Picasso: revolutionary and humanist, but still controversial genius

The life of Pablo Picasso is an example of how genius and controversy always go hand in hand. He is indisputably one of the most important artists of all time, but those who knew him closely point out other not-so-nice characteristics. Can an artist of genius be as arrogant, controversial, domineering as Picasso would have been? Yes, he can.

Jun 8, 2023 - 00:39
Picasso: revolutionary and humanist, but still controversial genius
Image by The Guardian

As almost every genial creators of History, Pablo Picasso's life is controversial for several reasons, some of which stem from his art, personal choices, and complex personality.

Picasso was a pioneering artist who played a significant role in the development of modern art, particularly through his co-founding of the Cubist movement. His revolutionary approach to art, which involved breaking away from traditional forms of representation, was met with both admiration and criticism. Some art critics and the public struggled to understand and appreciate his innovative and abstract works.

His relationships with women are one of the most controversial aspects of the artist's personality. Picasso had numerous relationships with women throughout his life, and his treatment of some of his partners and muses has been a subject of controversy. His relationships were often tumultuous, and some accuse him of being exploitative and emotionally abusive towards the women in his life.

Picasso's political views and affiliations were also a source of controversy. He was a politically engaged artist who expressed his support for leftist causes, including the Spanish Republic during the Spanish Civil War.
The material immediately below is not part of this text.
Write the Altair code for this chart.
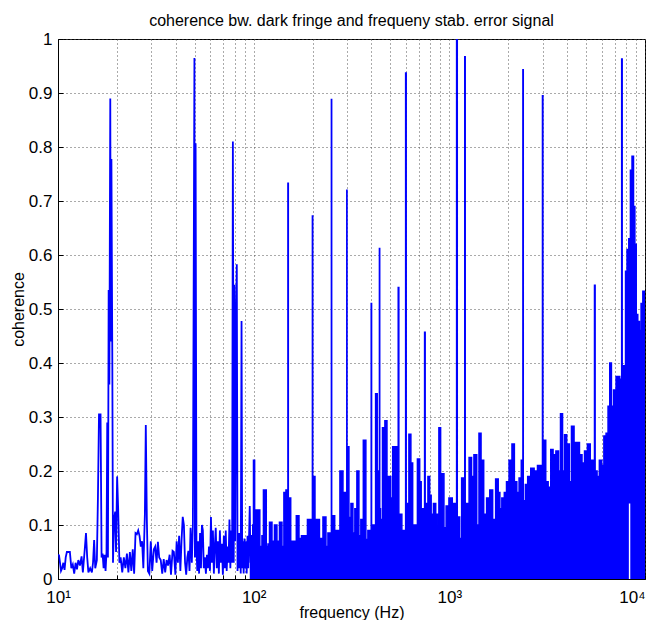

Some viewed his political art and activism as controversial, while others celebrated it.

His monumental painting "Guernica," which depicted the horrors of war, particularly the bombing of the town of Guernica during the Spanish Civil War, was controversial in its time. The painting's graphic and symbolic imagery made a powerful anti-war statement, but it also faced criticism and censorship, namely from the right wing movements, due to its strong political message.

Picasso's artistic career was marked by multiple stylistic shifts, and some critics saw this as a lack of commitment to a singular artistic identity. His constant experimentation and willingness to embrace new styles challenged traditional notions of artistic development.

And Picasso achieved immense commercial success during his lifetime, which was seen by some as compromising the purity and integrity of his art. Critics argued that his fame and financial success overshadowed the artistic significance of his work.

The artist's self-confidence and sometimes boastful demeanor earned him a reputation for arrogance. While some saw this as a manifestation of his artistic genius, others perceived it as a negative trait.

But the fact is that Pablo Picasso created a vast and diverse body of work. He is known for his innovative and groundbreaking contributions to various art movements, including Cubism, Surrealism, and Expressionism. Some of the most famous paintings by Picasso include:

  • "Les Demoiselles d'Avignon" (1907): This iconic work is a seminal piece in the development of Cubism and modern art. It features five nude female figures with distorted and fragmented forms, showcasing Picasso's departure from traditional representational art.

  • "Guernica" (1937): One of Picasso's most powerful and politically charged works, "Guernica" is a large-scale mural depicting the horrors of the Spanish Civil War. It has become a universal symbol of the atrocities of war and a plea for peace.

  • "The Weeping Woman" (1937): This painting is part of Picasso's series on the tragic events of the Spanish Civil War. It features a distraught and anguished woman with tears streaming down her face, expressing the grief and suffering caused by the conflict.

  • "The Old Guitarist" (1903): Created during Picasso's Blue Period, this somber and emotive painting portrays an elderly, blind guitarist with elongated and distorted features. It reflects the artist's focus on themes of poverty, loneliness, and human suffering during that period.

  • "Les Saltimbanques" (1905): This painting is another significant work from Picasso's Rose Period. It depicts a group of circus performers, highlighting the artist's fascination with the bohemian life and the transient nature of their existence.

  • "Portrait of Dora Maar" (1937): Dora Maar was one of Picasso's most well-known muses and a talented photographer herself. This portrait captures her distinct personality and showcases Picasso's dynamic style during his Surrealist phase.

  • "Three Musicians" (1921): In this painting, Picasso depicts three musicians, blending their figures and musical instruments into a colorful and harmonious composition. It is a masterpiece of synthetic Cubism.

  • "Girl Before a Mirror" (1932): This captivating portrait shows a young woman's reflection in a mirror, with contrasting images representing her inner and outer self. It is considered one of Picasso's greatest achievements in his exploration of female identity.

These are just a few examples of Pablo Picasso's most famous and influential paintings. His artistic career spanned over seven decades, resulting in an incredibly diverse and prolific body of work that continues to captivate art enthusiasts and scholars worldwide.